Sonny Milano is the only player in this section I’m going to go in depth for since there’s a pretty good chance he makes the team and plays a significant role. Milano had a career year last season scoring 34 points in 66 games putting him on pace for 42 points. Before this past season, Milano put up bottom-six numbers. This past season, he played along side Trevor Zegras which could’ve been a big part of his success, but for the Flames sake, I hope that is not the case.
Milano has amazing passing metrics and is projected to put up similar passing results next season. He is projected to decline in shooting and a little bit in defence. Other than that everything looks to be around the same.
If Milano makes the team it wouldn’t surprise me if he was put on the second line. Due to that, I’m expecting Milano to scoring around 40–45 points with a good amount of those being assists. I also expect him to continue to be good two-way at even strength.
Although I’d prefer Brett Ritchie over Lewis on the fourth line, I highly doubt he gets many games in unless injuries occur. I expect Ritchie will put up 4–7 points in the games he plays and be a solid slot in if injuries happen.

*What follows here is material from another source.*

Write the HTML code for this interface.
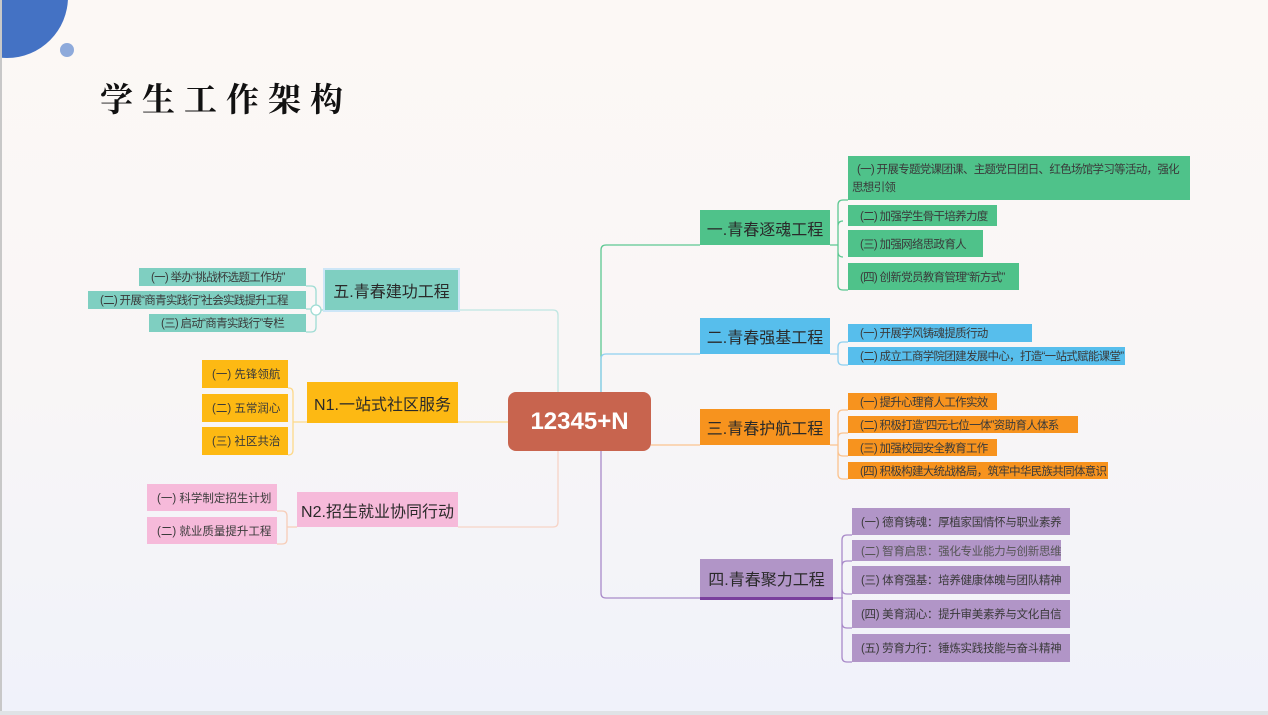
<!DOCTYPE html>
<html><head><meta charset="utf-8"><style>
*{margin:0;padding:0;box-sizing:border-box}
body{width:1268px;height:715px;overflow:hidden;position:relative;background:linear-gradient(#fcf8f5,#f9f6f6 50%,#f0f2fa);font-family:"Liberation Sans","Noto Sans CJK SC",sans-serif}
.b{position:absolute;display:flex;align-items:center;color:#333;white-space:nowrap;overflow:hidden}
.s{font-size:11.5px;padding-left:12px;color:#3a3a3a;letter-spacing:-0.7px}
.m{font-size:16px;justify-content:center;color:#2a2a2a}
.g{background:#4fc28a}.bl{background:#57beec}.o{background:#f7931e}.p{background:#b195c7}.t{background:#7fcfc1}.y{background:#fdb913}.k{background:#f6bada}
.pp{font-size:11.5px;padding-left:9px;letter-spacing:-0.3px}
svg{position:absolute;left:0;top:0}
</style></head><body>
<div style="position:absolute;left:-54px;top:-64px;width:122px;height:122px;border-radius:50%;background:#4472c4"></div>
<div style="position:absolute;left:60px;top:43px;width:14px;height:14px;border-radius:50%;background:#8eaadb"></div>
<div style="position:absolute;left:0;top:0;width:2px;height:715px;background:#c8c8c8"></div>
<div style="position:absolute;left:0;top:711px;width:1268px;height:4px;background:#dfe3e6"></div>
<div style="position:absolute;left:100px;top:74px;font-size:33px;font-weight:bold;letter-spacing:9px;color:#111;font-family:'Noto Serif CJK SC',serif">学生工作架构</div>

<svg width="1268" height="715" fill="none" stroke-width="1.3">
<path d="M700 245 H606 Q601 245 601 250 V392" stroke="#5cc892"/>
<path d="M700 354 H606 Q601 354 601 359 V392" stroke="#8fd0f0"/>
<path d="M651 445 H700" stroke="#fbc38e"/>
<path d="M601 451 V593 Q601 598 606 598 H700" stroke="#a98ac9"/>
<path d="M458 310 H553 Q558 310 558 315 V392" stroke="#bfe6e2"/>
<path d="M458 422 H508" stroke="#fdd98a"/>
<path d="M458 527 H553 Q558 527 558 522 V451" stroke="#f7d3c6"/>
<path d="M830 245 H838 M843 200 Q838 200 838 205 V285 Q838 290 843 290 H848 M838 226 Q838 221 843 221 M838 252 Q838 257 843 257 M843 200 H848" stroke="#5cc892"/>
<path d="M830 354 H838 M848 342 H843 Q838 342 838 347 V360 Q838 365 843 365 H848" stroke="#8fd0f0"/>
<path d="M830 445 H838 M848 410 H843 Q838 410 838 415 V474 Q838 479 843 479 H848 M838 438 Q838 433 843 433 H848 M838 451 Q838 456 843 456 H848" stroke="#fbc38e"/>
<path d="M833 598 H843 M852 535 H847 Q842 535 842 540 V657 Q842 662 847 662 H852 M842 566 Q842 561 847 561 H852 M842 589 Q842 594 847 594 H852 M842 623 Q842 628 847 628 H852" stroke="#a98ac9"/>
<path d="M325 310 H321 M306 286 H311 Q316 286 316 291 V327 Q316 332 311 332 H306 M306 309 H311" stroke="#9fdcd4"/>
<circle cx="316" cy="310" r="5" fill="#fff" stroke="#9fdcd4"/>
<path d="M307 422 H293 M288 388 H289 Q293 388 293 393 V450 Q293 455 288 455" stroke="#fdd98a"/>
<path d="M297 527 H287 M277 511 H282 Q287 511 287 516 V539 Q287 544 282 544 H277" stroke="#f7cdb8"/>
</svg>

<div class="b" style="left:508px;top:392px;width:143px;height:59px;background:#c8644e;border-radius:8px;justify-content:center;color:#fff;font-size:24px;font-weight:bold">12345+N</div>

<div class="b m g" style="left:700px;top:210px;width:130px;height:35px">一.青春逐魂工程</div>
<div class="b s g" style="left:848px;top:156px;width:342px;height:44px;white-space:normal;padding:5px 6px 0 4px;line-height:18px;display:block">&nbsp;&nbsp;(一) 开展专题党课团课、主题党日团日、红色场馆学习等活动，强化思想引领</div>
<div class="b s g" style="left:848px;top:205px;width:149px;height:21px">(二) 加强学生骨干培养力度</div>
<div class="b s g" style="left:848px;top:230px;width:135px;height:27px">(三) 加强网络思政育人</div>
<div class="b s g" style="left:848px;top:263px;width:171px;height:27px">(四) 创新党员教育管理“新方式”</div>

<div class="b m bl" style="left:700px;top:318px;width:130px;height:36px">二.青春强基工程</div>
<div class="b s bl" style="left:848px;top:324px;width:184px;height:18px">(一) 开展学风铸魂提质行动</div>
<div class="b s bl" style="left:848px;top:347px;width:277px;height:18px">(二) 成立工商学院团建发展中心，打造“一站式赋能课堂”</div>

<div class="b m o" style="left:700px;top:409px;width:130px;height:36px">三.青春护航工程</div>
<div class="b s o" style="left:848px;top:393px;width:149px;height:17px">(一) 提升心理育人工作实效</div>
<div class="b s o" style="left:848px;top:416px;width:230px;height:17px">(二) 积极打造“四元七位一体”资助育人体系</div>
<div class="b s o" style="left:848px;top:439px;width:149px;height:17px">(三) 加强校园安全教育工作</div>
<div class="b s o" style="left:848px;top:462px;width:260px;height:17px">(四) 积极构建大统战格局，筑牢中华民族共同体意识</div>

<div class="b m p" style="left:700px;top:559px;width:133px;height:41px;border-bottom:3px solid #7a3f9d">四.青春聚力工程</div>
<div class="b s p pp" style="left:852px;top:508px;width:218px;height:27px">(一) 德育铸魂：厚植家国情怀与职业素养</div>
<div class="b s p pp" style="left:852px;top:540px;width:209px;height:21px;color:#555">(二) 智育启思：强化专业能力与创新思维</div>
<div class="b s p pp" style="left:852px;top:566px;width:218px;height:28px">(三) 体育强基：培养健康体魄与团队精神</div>
<div class="b s p pp" style="left:852px;top:600px;width:218px;height:28px">(四) 美育润心：提升审美素养与文化自信</div>
<div class="b s p pp" style="left:852px;top:634px;width:218px;height:28px">(五) 劳育力行：锤炼实践技能与奋斗精神</div>

<div class="b m t" style="left:325px;top:270px;width:133px;height:40px;outline:2px solid #cde6f7">五.青春建功工程</div>
<div class="b s t" style="left:139px;top:268px;width:167px;height:18px">(一) 举办“挑战杯选题工作坊”</div>
<div class="b s t" style="left:88px;top:291px;width:218px;height:18px">(二) 开展“商青实践行”社会实践提升工程</div>
<div class="b s t" style="left:149px;top:314px;width:157px;height:18px">(三) 启动“商青实践行”专栏</div>

<div class="b m y" style="left:307px;top:382px;width:151px;height:41px">N1.一站式社区服务</div>
<div class="b s y" style="left:202px;top:360px;width:86px;height:28px;padding-left:10px;letter-spacing:0">(一) 先锋领航</div>
<div class="b s y" style="left:202px;top:394px;width:86px;height:28px;padding-left:10px;letter-spacing:0">(二) 五常润心</div>
<div class="b s y" style="left:202px;top:427px;width:86px;height:28px;padding-left:10px;letter-spacing:0">(三) 社区共治</div>

<div class="b m k" style="left:297px;top:492px;width:161px;height:35px">N2.招生就业协同行动</div>
<div class="b s k" style="left:147px;top:484px;width:130px;height:27px;padding-left:10px;letter-spacing:0">(一) 科学制定招生计划</div>
<div class="b s k" style="left:147px;top:517px;width:130px;height:27px;padding-left:10px;letter-spacing:0">(二) 就业质量提升工程</div>
</body></html>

If Cody Eakin makes the team, I’m expecting him to barely play any games. The amount of points he’ll put up will be a small number like 2–7 points. He will win a lot of faceoffs though.
Adam Ruzicka should at least be the fourth line centre over Rooney but it doesn’t look like that will happen. If Ruzicka is to play a full season, I expect him to put up 20–28 points and if he is a scratch for a majority of the year, only playing a handful of games, I’ll expect around 7–10 points.
It seemed like Jakob Pelletier was a lock for the opening roster heading into the offseason but that is not the case anymore. I’m expecting Pelletier to either get a small trial at the start of the year or play in some of the last few games of the year. If Pelletier is to play a full year, I expect him to score 30–35 points.
New expectations for Calgary
The Flames enter 2022–23 as strong Cup contenders, but they’ll have to prove that they are as good on the ice as they are on paper. We’ll see soon enough what that will look like for this new era of Flames hockey.